**WHAT TO PRODUCE**
Output every line of the data exactly as it appears.

━━ INFORMATION PROVIDED ━━

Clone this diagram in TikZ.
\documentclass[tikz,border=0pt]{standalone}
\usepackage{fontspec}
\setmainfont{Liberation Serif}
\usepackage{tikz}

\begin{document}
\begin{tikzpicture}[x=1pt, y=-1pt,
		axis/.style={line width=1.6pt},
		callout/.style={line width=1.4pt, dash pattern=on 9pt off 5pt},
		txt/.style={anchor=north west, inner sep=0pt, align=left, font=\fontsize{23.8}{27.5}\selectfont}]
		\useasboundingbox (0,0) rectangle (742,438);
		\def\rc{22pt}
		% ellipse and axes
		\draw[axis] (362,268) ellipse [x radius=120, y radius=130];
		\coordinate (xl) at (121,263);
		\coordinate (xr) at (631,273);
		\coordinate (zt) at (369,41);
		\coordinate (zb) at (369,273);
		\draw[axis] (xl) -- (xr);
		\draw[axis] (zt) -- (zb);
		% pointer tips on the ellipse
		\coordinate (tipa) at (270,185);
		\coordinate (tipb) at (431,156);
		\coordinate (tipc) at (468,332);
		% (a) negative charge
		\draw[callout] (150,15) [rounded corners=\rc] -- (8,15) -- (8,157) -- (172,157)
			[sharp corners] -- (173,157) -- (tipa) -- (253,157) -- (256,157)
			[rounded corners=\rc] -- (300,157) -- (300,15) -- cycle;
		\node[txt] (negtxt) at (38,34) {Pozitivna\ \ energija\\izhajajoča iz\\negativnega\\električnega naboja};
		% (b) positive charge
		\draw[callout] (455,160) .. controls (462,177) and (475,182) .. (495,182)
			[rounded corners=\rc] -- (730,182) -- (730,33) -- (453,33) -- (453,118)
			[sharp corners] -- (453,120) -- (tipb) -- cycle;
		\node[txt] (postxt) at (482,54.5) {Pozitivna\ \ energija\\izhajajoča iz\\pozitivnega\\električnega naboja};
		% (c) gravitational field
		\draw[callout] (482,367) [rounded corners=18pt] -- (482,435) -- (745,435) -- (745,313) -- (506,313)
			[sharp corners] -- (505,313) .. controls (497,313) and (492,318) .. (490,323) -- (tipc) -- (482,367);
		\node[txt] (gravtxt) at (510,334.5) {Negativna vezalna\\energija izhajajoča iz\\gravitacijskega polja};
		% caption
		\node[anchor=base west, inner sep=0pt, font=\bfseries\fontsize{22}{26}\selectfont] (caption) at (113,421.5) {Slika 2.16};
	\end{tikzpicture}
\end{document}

━━━

**COMPLETE RESPONSE**
Clone this diagram in TikZ.
\documentclass[tikz,border=0pt]{standalone}
\usepackage{fontspec}
\setmainfont{Liberation Serif}
\usepackage{tikz}

\begin{document}
\begin{tikzpicture}[x=1pt, y=-1pt,
		axis/.style={line width=1.6pt},
		callout/.style={line width=1.4pt, dash pattern=on 9pt off 5pt},
		txt/.style={anchor=north west, inner sep=0pt, align=left, font=\fontsize{23.8}{27.5}\selectfont}]
		\useasboundingbox (0,0) rectangle (742,438);
		\def\rc{22pt}
		% ellipse and axes
		\draw[axis] (362,268) ellipse [x radius=120, y radius=130];
		\coordinate (xl) at (121,263);
		\coordinate (xr) at (631,273);
		\coordinate (zt) at (369,41);
		\coordinate (zb) at (369,273);
		\draw[axis] (xl) -- (xr);
		\draw[axis] (zt) -- (zb);
		% pointer tips on the ellipse
		\coordinate (tipa) at (270,185);
		\coordinate (tipb) at (431,156);
		\coordinate (tipc) at (468,332);
		% (a) negative charge
		\draw[callout] (150,15) [rounded corners=\rc] -- (8,15) -- (8,157) -- (172,157)
			[sharp corners] -- (173,157) -- (tipa) -- (253,157) -- (256,157)
			[rounded corners=\rc] -- (300,157) -- (300,15) -- cycle;
		\node[txt] (negtxt) at (38,34) {Pozitivna\ \ energija\\izhajajoča iz\\negativnega\\električnega naboja};
		% (b) positive charge
		\draw[callout] (455,160) .. controls (462,177) and (475,182) .. (495,182)
			[rounded corners=\rc] -- (730,182) -- (730,33) -- (453,33) -- (453,118)
			[sharp corners] -- (453,120) -- (tipb) -- cycle;
		\node[txt] (postxt) at (482,54.5) {Pozitivna\ \ energija\\izhajajoča iz\\pozitivnega\\električnega naboja};
		% (c) gravitational field
		\draw[callout] (482,367) [rounded corners=18pt] -- (482,435) -- (745,435) -- (745,313) -- (506,313)
			[sharp corners] -- (505,313) .. controls (497,313) and (492,318) .. (490,323) -- (tipc) -- (482,367);
		\node[txt] (gravtxt) at (510,334.5) {Negativna vezalna\\energija izhajajoča iz\\gravitacijskega polja};
		% caption
		\node[anchor=base west, inner sep=0pt, font=\bfseries\fontsize{22}{26}\selectfont] (caption) at (113,421.5) {Slika 2.16};
	\end{tikzpicture}
\end{document}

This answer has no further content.